INSTRUCTIONS FOR THE TASK: Copy each line that holds "this".

(Items listed in a dataset)

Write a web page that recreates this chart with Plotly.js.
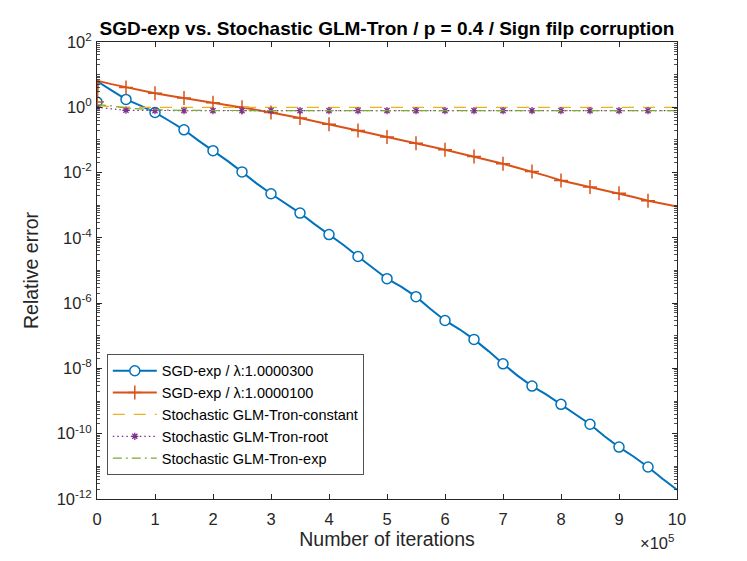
<!DOCTYPE html>
<html>
<head>
<meta charset="utf-8">
<script src="https://cdn.plot.ly/plotly-3.0.1.min.js"></script>
<style>html,body{margin:0;padding:0;background:#fff;}#chart{width:747px;height:561px;}</style>
</head>
<body>
<div id="chart"></div>
<script>
// ---- data ----
const iterations = [0, 1000, 25000, 50000, 75000, 100000, 125000, 150000, 175000, 200000, 225000, 250000, 275000, 300000, 325000, 350000, 375000, 400000, 425000, 450000, 475000, 500000, 525000, 550000, 575000, 600000, 625000, 650000, 675000, 700000, 725000, 750000, 775000, 800000, 825000, 850000, 875000, 900000, 925000, 950000, 975000, 1000000];
const sgdExp300 = [1.45, 6.17, 3.31, 1.74, 1.12, 0.692, 0.380, 0.204, 0.0955, 0.0468, 0.0229, 0.0105, 4.68e-3, 2.24e-3, 1.17e-3, 5.75e-4, 2.63e-4, 1.26e-4, 6.03e-5, 2.69e-5, 1.20e-5, 5.62e-6, 3.16e-6, 1.58e-6, 6.61e-7, 2.95e-7, 1.58e-7, 7.76e-8, 3.39e-8, 1.38e-8, 6.03e-9, 2.88e-9, 1.58e-9, 7.94e-10, 3.80e-10, 1.95e-10, 8.32e-11, 3.89e-11, 2.00e-11, 9.55e-12, 4.17e-12, 1.91e-12];
const sgdExp100 = [1.46, 6.46, 5.13, 4.07, 3.31, 2.69, 2.24, 1.91, 1.62, 1.38, 1.17, 1.00, 0.832, 0.692, 0.575, 0.468, 0.372, 0.302, 0.245, 0.195, 0.155, 0.123, 0.100, 0.0794, 0.0631, 0.0501, 0.0398, 0.0309, 0.0240, 0.0186, 0.0141, 0.0107, 7.94e-3, 5.75e-3, 4.57e-3, 3.63e-3, 2.95e-3, 2.34e-3, 1.78e-3, 1.38e-3, 1.12e-3, 9.12e-4];
const tronIter = [0, 25000, 50000, 75000, 100000, 150000, 200000, 250000, 300000, 350000, 400000, 450000, 500000, 550000, 600000, 650000, 700000, 750000, 800000, 850000, 900000, 950000, 1000000];
const tronConstant = [1.10, 1.04, 1.01, 1.00, 1.00, 1.00, 1.00, 1.00, 1.00, 1.00, 1.00, 1.00, 1.00, 1.00, 1.00, 1.00, 1.00, 1.00, 1.00, 1.00, 1.00, 1.00, 1.00];
const tronRoot = [1.00, 0.90, 0.81, 0.80, 0.79, 0.79, 0.79, 0.79, 0.79, 0.79, 0.79, 0.79, 0.79, 0.79, 0.79, 0.79, 0.79, 0.79, 0.79, 0.79, 0.79, 0.79, 0.79];
const tronExp = [1.20, 1.10, 0.95, 0.88, 0.84, 0.80, 0.79, 0.79, 0.79, 0.79, 0.79, 0.79, 0.79, 0.79, 0.79, 0.79, 0.79, 0.79, 0.79, 0.79, 0.79, 0.79, 0.79];
const seriesNames = ['SGD-exp / \u03bb:1.0000300', 'SGD-exp / \u03bb:1.0000100', 'Stochastic GLM-Tron-constant', 'Stochastic GLM-Tron-root', 'Stochastic GLM-Tron-exp'];
const xTickVals = [0, 100000, 200000, 300000, 400000, 500000, 600000, 700000, 800000, 900000, 1000000];
const xTickText = ['0', '1', '2', '3', '4', '5', '6', '7', '8', '9', '10'];
const yLabelExponents = [-12, -10, -8, -6, -4, -2, 0, 2];

// ---- styling ----
const C = {blue:'#0072BD', orange:'#D95319', yellow:'#EDB120', purple:'#7E2F8E', green:'#77AC30', axis:'#262626'};
const FONT = 'Liberation Sans, Arial, Helvetica, sans-serif';

function markerPick(xs, ys) {
  const mx = [], my = [];
  xs.forEach((x, i) => { if (x % 50000 === 0 && x < 1000000) { mx.push(x); my.push(ys[i]); } });
  return {x: mx, y: my};
}

const bM = markerPick(iterations, sgdExp300);
const oM = markerPick(iterations, sgdExp100);
const rM = markerPick(tronIter, tronRoot);

const blueMarker = {symbol: 'circle', size: 10, color: '#fff', line: {color: C.blue, width: 1.5}};
const orangeMarker = {symbol: 'cross-thin', size: 10, color: C.orange, line: {color: C.orange, width: 1.5}};
const purpleMarker = {symbol: 'asterisk', size: 6, color: C.purple, line: {color: C.purple, width: 1.3}};

const traces = [
  {x: iterations, y: sgdExp300, mode: 'lines', line: {color: C.blue, width: 2}, showlegend: false},
  {x: bM.x, y: bM.y, mode: 'markers', marker: blueMarker, showlegend: false},
  {x: iterations, y: sgdExp100, mode: 'lines', line: {color: C.orange, width: 2}, showlegend: false},
  {x: oM.x, y: oM.y, mode: 'markers', marker: orangeMarker, showlegend: false},
  {x: tronIter, y: tronConstant, mode: 'lines', line: {color: C.yellow, width: 1.2, dash: '12px,9px'}, showlegend: false},
  {x: tronIter, y: tronRoot, mode: 'lines', line: {color: C.purple, width: 1.2, dash: '1.5px,3px'}, showlegend: false},
  {x: rM.x, y: rM.y, mode: 'markers', marker: purpleMarker, showlegend: false},
  {x: tronIter, y: tronExp, mode: 'lines', line: {color: C.green, width: 1.2, dash: '9px,4px,2px,4px'}, showlegend: false},
  // legend entries
  {x: [null], y: [null], name: seriesNames[0], mode: 'lines+markers', line: {color: C.blue, width: 2}, marker: blueMarker},
  {x: [null], y: [null], name: seriesNames[1], mode: 'lines+markers', line: {color: C.orange, width: 2}, marker: orangeMarker},
  {x: [null], y: [null], name: seriesNames[2], mode: 'lines', line: {color: C.yellow, width: 1.2, dash: '12px,9px'}},
  {x: [null], y: [null], name: seriesNames[3], mode: 'lines+markers', line: {color: C.purple, width: 1.2, dash: '1.5px,3px'}, marker: purpleMarker},
  {x: [null], y: [null], name: seriesNames[4], mode: 'lines', line: {color: C.green, width: 1.2, dash: '9px,4px,2px,4px'}}
];

const yTickVals = yLabelExponents.map(e => Math.pow(10, e));
const yTickText = yLabelExponents.map(e => '10<sup>' + e + '</sup>');
const yMinor = [];
for (let e = -12; e < 2; e++) {
  if (e % 2 !== 0) yMinor.push(Math.pow(10, e));
  for (let m = 2; m <= 9; m++) yMinor.push(m * Math.pow(10, e));
}

const layout = {
  width: 747, height: 561,
  margin: {l: 97, r: 70, t: 42, b: 62},
  paper_bgcolor: '#fff', plot_bgcolor: '#fff',
  font: {family: FONT, color: C.axis},
  title: {text: '<b>SGD-exp vs. Stochastic GLM-Tron / p = 0.4 / Sign filp corruption</b>', font: {family: FONT, size: 19, color: '#000'}, x: 0.5, xref: 'paper', xanchor: 'center', y: 1 - 28/561, yref: 'container', yanchor: 'middle'},
  xaxis: {
    range: [0, 1000000], tickmode: 'array', tickvals: xTickVals, ticktext: xTickText,
    ticks: 'inside', ticklen: 5, tickwidth: 1, tickcolor: C.axis, mirror: 'ticks',
    showline: true, linecolor: C.axis, linewidth: 1, showgrid: false, zeroline: false,
    tickfont: {family: FONT, size: 16.5, color: C.axis}, ticklabelstandoff: 5,
    title: {text: 'Number of iterations', font: {family: FONT, size: 19.5, color: C.axis}, standoff: 5}
  },
  yaxis: {
    type: 'log', range: [-12, 2], tickmode: 'array', tickvals: yTickVals, ticktext: yTickText,
    ticks: 'inside', ticklen: 5, tickwidth: 1, tickcolor: C.axis, mirror: 'ticks',
    showline: true, linecolor: C.axis, linewidth: 1, showgrid: false, zeroline: false,
    tickfont: {family: FONT, size: 16.5, color: C.axis}, ticklabelstandoff: 1,
    minor: {tickmode: 'array', tickvals: yMinor, ticks: 'inside', ticklen: 3, tickwidth: 0.8, tickcolor: C.axis, showgrid: false},
    title: {text: 'Relative error', font: {family: FONT, size: 19.5, color: C.axis}, standoff: 12}
  },
  legend: {
    x: 10/580, y: (499-475)/457, xanchor: 'left', yanchor: 'bottom',
    bgcolor: '#fff', bordercolor: C.axis, borderwidth: 0.8,
    font: {family: FONT, size: 14.5, color: '#000'}, itemwidth: 44, tracegroupgap: 0
  },
  annotations: [{text: '\u00d710<sup>5</sup>', xref: 'paper', yref: 'paper', x: 998/1000, y: -(542-499)/457, xanchor: 'right', yanchor: 'middle', showarrow: false, font: {family: FONT, size: 16.5, color: C.axis}}],
  showlegend: true
};

Plotly.newPlot('chart', traces, layout, {displayModeBar: false, staticPlot: true});
</script>
</body>
</html>
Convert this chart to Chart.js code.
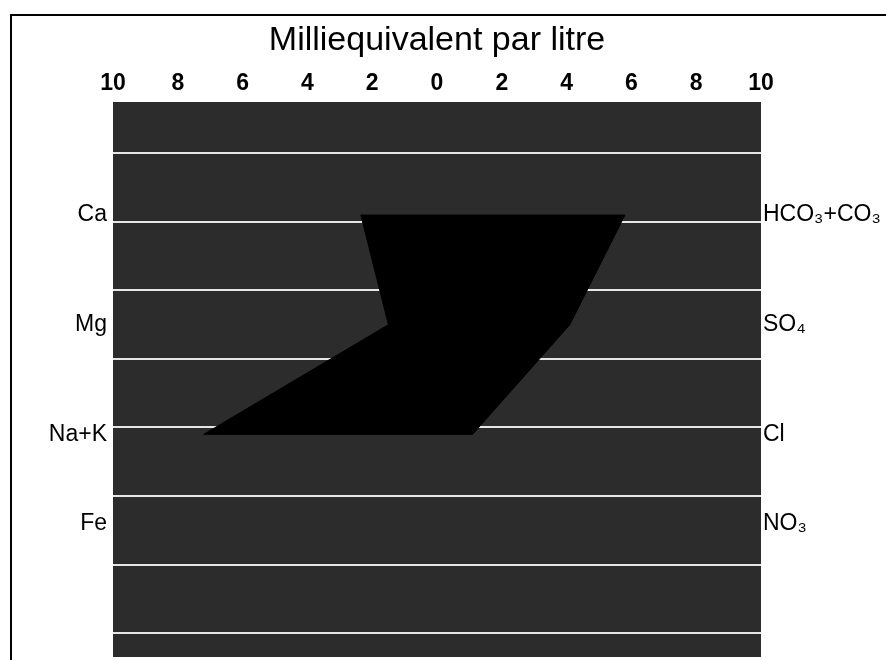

REPLY TO THE EXERCISE:
Write a web page that recreates this chart with Plotly.js.
Convert this chart to Chart.js code.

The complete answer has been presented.